For deeper background, see: – CISA Shields Up – CISA ICS resources
For smaller utilities, municipalities, and co-ops: Security that fits the budget
You don’t need a Fortune 500 budget to materially reduce risk.
- Lock remote access: Put all remote access behind MFA and a VPN with device posture checks. Remove direct RDP/SSH exposure to the internet.
- Inventory and segment: Even a simple diagram and a few well-placed firewalls can prevent an IT compromise from reaching OT.
- Back up configs offline: Keep current copies of PLC logic, HMI projects, and network device configs on write-protected media; test recovery on a schedule.
- Managed security partners: Leverage state fusion centers, MS-ISAC services, and reputable MSSPs for 24/7 monitoring.
- DDoS basics: Coordinate with your ISP about rate-limiting, geofencing if appropriate, and scrubbing services for critical portals.
- Train people: Short, scenario-based phishing and incident reporting refreshers can stop many footholds before they start.
Communicating risk to boards and executives
Executives don’t need packet captures—they need clarity, priorities, and outcomes.
- Lead with business impact: “What services could be disrupted? For how long? What’s our worst-case and likely-case?”
- Show a prioritized plan: The 48-hour, 2-week, and 90-day actions, with owners and budget estimates.
- Demonstrate progress: Track MFA completion, external exposure reduction, segmentation milestones, backup restore success rates, and patch SLAs on KEVs.
- Validate readiness: Schedule an external tabletop with an IR partner; measure time to detect, time to isolate, and time to restore.
Handy resource hub
- Advisory coverage: World Economic Forum — Cyberattacks target US infrastructure amid Middle East conflict
- Official advisories and alerts: CISA Cybersecurity Advisories
- Known exploited vulnerabilities: CISA KEV Catalog
- OT/ICS security: CISA ICS and ISA/IEC 62443
- Frameworks: NIST CSF 2.0 and CISA CPGs
- Threat actor references: APT33 (Elfin) — MITRE and OilRig (APT34) — MITRE
- Incident handling guide: NIST SP 800-61 Rev. 2
- Information sharing: MS-ISAC, WaterISAC, E-ISAC
- Joint cyber defense efforts: CISA JCDC
Frequently asked questions
- Are there confirmed major disruptions in the US right now?
- According to the advisory summarized by the WEF, no large-scale outages have been confirmed to date.

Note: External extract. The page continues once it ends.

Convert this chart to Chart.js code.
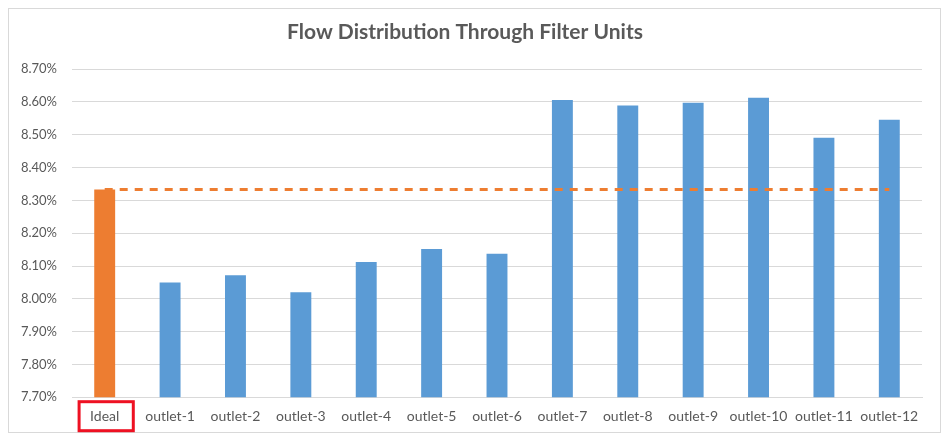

The concern is the elevated likelihood of disruptive events given current targeting patterns.
- What’s “wiper” malware, and how is it different from ransomware?
- Wipers are designed to destroy data and systems, not profit from encryption. Ransomware encrypts data to extort payment; wipers aim to cause rapid, often irreversible disruption.
- Why focus on ICS/OT if my IT side is strong?
- Many attacks start in IT and pivot to OT. If segmentation is weak, strong IT controls won’t stop an adversary from reaching engineering workstations or controllers that directly affect operations.
- We’re a small utility. Is MFA really that impactful?
- Yes. Phishing-resistant MFA on email, VPNs, and privileged accounts blocks a large portion of initial access attempts and credential abuse.
- Should we block all traffic from certain regions?
- Geo-blocking can reduce noise for some services, but it’s not a silver bullet. Pair it with MFA, allowlists, and behavior-based detections. Attackers often route through global infrastructure.
- How do we know which vulnerabilities to patch first?
- Start with externally facing systems and identity providers. Use the CISA KEV Catalog to prioritize vulnerabilities known to be actively exploited.
- What does good segmentation between IT and OT look like?
- Firewalled zones with explicit, audited allowlists; no flat networks; brokered, MFA-protected remote access; data flows that are one-way where feasible; and no unmanaged dual-homed systems.
- Who do we call if we suspect compromise?
- Activate your internal IR plan, isolate affected systems, notify leadership, and engage your IR provider. Report to CISA and your local FBI field office. Sector ISACs can also assist with rapid intel sharing.
- Are home users or consumers at risk from these specific campaigns?
- The advisory focuses on critical infrastructure and organizations. However, consumers can still be targeted by themed phishing. Basic cyber hygiene (updates, MFA, password managers) remains important.
- What about insurance—will it actually help?
- Policies vary, but insurers increasingly require controls like MFA, EDR, and robust backups. Confirm your coverage triggers and obligations now, not during a crisis.
The bottom line
Geopolitics doesn’t stop at the water’s edge—or the network boundary. The latest federal warning is clear: US critical infrastructure faces elevated cyber risk amid Middle East tensions, with state-aligned actors probing for weaknesses and preparing potential disruption. The good news? The most impactful defenses are known, practical, and within reach: enforce strong identity, accelerate patching, segment ruthlessly, monitor smartly, and practice your response.
Start with what you can do in 48 hours, lock in two-week improvements, and make resilience your 90-day mandate. Collaboration—with government, sector partners, and your vendors—will multiply your defenses. Preparation today is what keeps the lights on tomorrow.